***** Supplied material

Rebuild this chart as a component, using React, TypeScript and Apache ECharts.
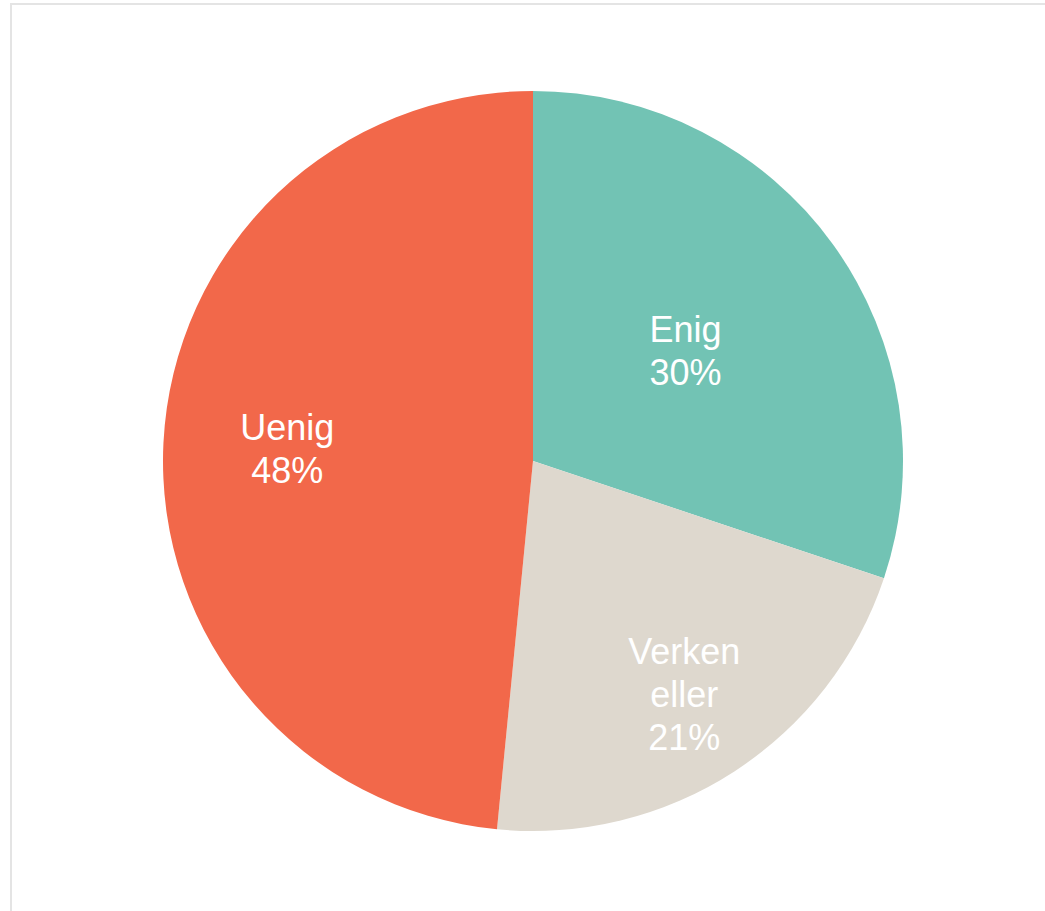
import React, { useEffect, useRef } from "react";
import * as echarts from "echarts";

const categories = ["Enig", "Verken eller", "Uenig"];
const labelLines = ["Enig", "Verken\neller", "Uenig"];
const values = [30.1, 21.4, 48.4];
const colors = ["#72c3b4", "#ded8ce", "#f2684a"];
// inner radius (for label placement only) of the overlay series for each slice
const labelInner = [0, 180, 116];

const FONT = "'Liberation Sans', Arial, sans-serif";

export default function App() {
  const ref = useRef<HTMLDivElement>(null);

  useEffect(() => {
    if (!ref.current) return;
    const chart = echarts.init(ref.current, null, { renderer: "svg" });

    const makeData = (labelIndex: number, visible: boolean) =>
      categories.map((name, i) => ({
        name,
        value: values[i],
        itemStyle: { color: visible ? colors[i] : "rgba(0,0,0,0)" },
        label: { show: i === labelIndex },
      }));

    const labelStyle = {
      position: "inside" as const,
      color: "#ffffff",
      fontFamily: FONT,
      fontSize: 36,
      lineHeight: 43,
      formatter: (p: any) => `${labelLines[p.dataIndex]}\n${Math.round(p.value)}%`,
    };

    const series: any[] = categories.map((_, idx) => ({
      type: "pie",
      center: [533, 461],
      radius: [labelInner[idx], 370],
      startAngle: 90,
      clockwise: true,
      silent: idx !== 0,
      z: idx === 0 ? 2 : 3,
      data: idx === 0 ? makeData(0, true) : makeData(idx, false),
      label: labelStyle,
      labelLine: { show: false },
      itemStyle: { borderWidth: 0 },
      emphasis: { disabled: true },
    }));
    series[0].radius = [0, 370];

    chart.setOption({
      animation: false,
      backgroundColor: "transparent",
      series,
    });

    return () => chart.dispose();
  }, []);

  return (
    <div style={{ position: "fixed", left: 0, top: 0, width: 1045, height: 911, background: "#fff", overflow: "hidden" }}>
      <div
        style={{
          position: "absolute",
          left: 10,
          top: 3,
          width: 1100,
          height: 1000,
          borderLeft: "2px solid #e4e4e4",
          borderTop: "2px solid #e4e4e4",
        }}
      />
      <div ref={ref} style={{ position: "absolute", left: 0, top: 0, width: 1045, height: 911 }} />
    </div>
  );
}
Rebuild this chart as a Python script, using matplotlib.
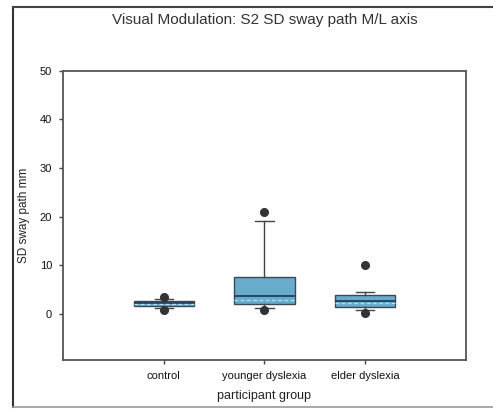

**********

◆ What the exercise asks: Pick out all lines from the data above in which the word "React" appears.

◆ Correct output:
Rebuild this chart as a component, using React, TypeScript and Apache ECharts.
import React, { useEffect, useRef } from "react";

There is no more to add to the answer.